Yes, despite the fact that the restaurant itself was closed, Haruka could still buy some of the famous masuzushi from a vending machine placed conveniently outside. The vending machine contained just two products — trout sushi (1,500 yen [US$11.62]) and yellowtail sushi (1,600 yen [US$12.40]). Each had an expiration date of just two days, so the stock in the vending machine was likely replenished daily.

The yellowtail sushi was probably pretty tasty, but Haruka was here for one thing and one thing only — some delicious trout sushi. So she put in her money and pushed the button for trout. The box of sushi dropped with a light thud.

▼ There were also bags in the slot to put your box of sushi in.

Filled with delight, Haruka grabbed her box and headed back to her Toyama hotel, ready to chow down on her fishy feast. It was her first time trying masu zushi, and also her first time to see the wooden container it came in, called a wappa in Japanese. The wappa lid was held in place with bamboo sticks and rubber bands.

Masuzushi dates back to the Edo period (1603-1867), and most of the sushi ingredients and wappa materials used were the same as they are today, with the exception of the rubber bands.

Once Haruka removed the rubber bands, she was met with the sight of the bamboo leaves tightly covering the sushi.

▼ Taking care to avoid cutting her fingers on the bamboo leaves, she gently peeled them back to reveal…

▼ The Toyama Prefecture delicacy, masuzushi!

According to the instruction manual that came in the box, masuzushi is meant to be sliced and eaten like a cake.
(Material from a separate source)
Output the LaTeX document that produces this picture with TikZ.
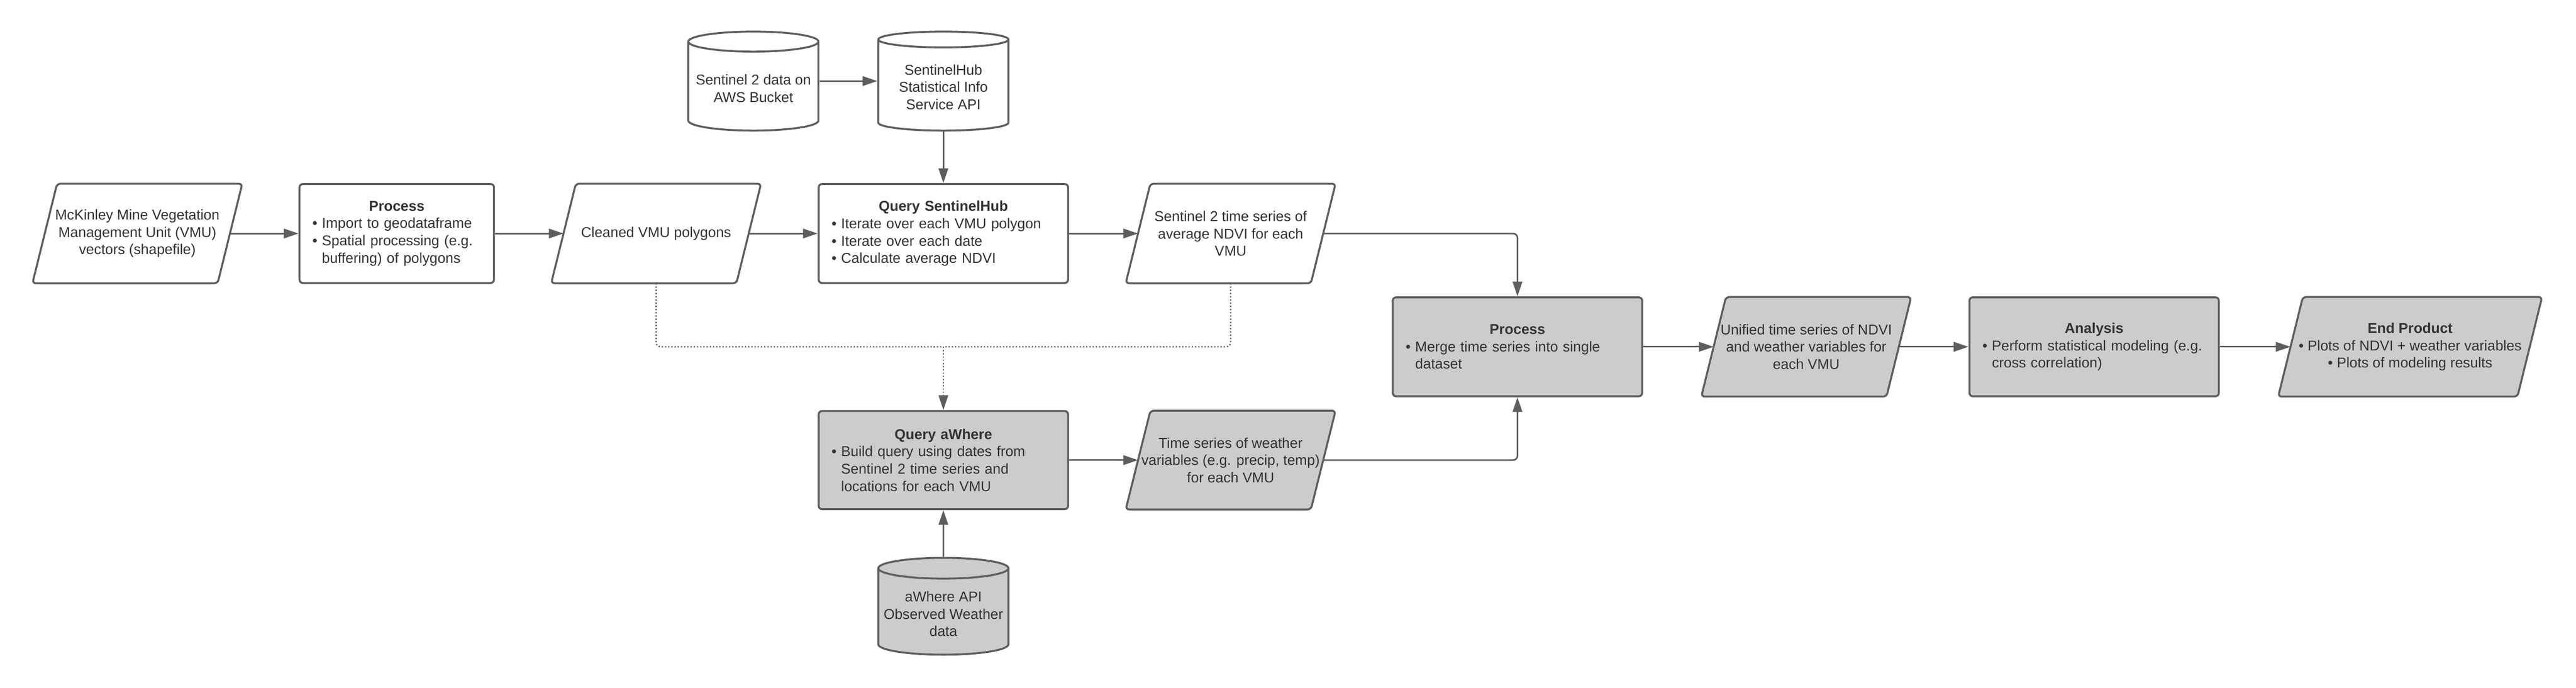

They even included a plastic knife — what great customer service!

▼ A quick moment to admire Haruka’s nails, which match perfectly to the bamboo leaves

The rich, orange colour of the trout mixed with the strong aroma of the bamboo leaves was overwhelmingly appetising, and Haruka couldn’t wait to get stuck in.

▼ Once the sushi was all good and sliced…

▼ …it was time for a taste!

▼ It was absolutely delicious!

The trout was salty, which means you could eat it without any soy sauce, although Haruka thinks it would taste amazing either way. The sticky sushi rice was well-drained and delicious. Although everything appeared to be solidly set, both the rice and trout were soft and tender.

As well as the salty trout taste, Haruka also got a whiff of the bamboo leaves. They smelled refreshing yet elegant, and really went well with the trout. Haruka suddenly understood why pandas loved bamboo leaves so much.

But while the vending machine was a godsend for Haruka, she couldn’t help but wonder why the Masu no Sushi Honpo Minamoto restaurant had one outside in the first place, so she decided to ask the restaurant headquarters, and it turns out the answer is to give the restaurant’s employees a healthier work-life balance.

Haruka is not the only person to have ever travelled from afar in order to sample Toyama’s local delicacy, and the restaurant was previously operating from morning to night all year long. As a result, the restaurant’s employees tended to work irregular hours with lots of overtime to deal with the large number of tourists coming to buy masuzushi.

But since the vending machine was implemented back in August 2021, the restaurant was able to shorten its opening hours and use the vending machines to cover for the irregular hours. Tourists can now get masuzushi whenever they want, and the staff can enjoy a healthy work-life balance. Win-win all around!

So even though she may have got the timings a little bit wrong, Haruka was still able to enjoy her time in Toyama thanks to her trouty taste test. And while Toyama Prefecture may be proud of its masuzushi, it has many other things to offer potential visitors, like naked waterslides and the world’s most beautiful Starbucks.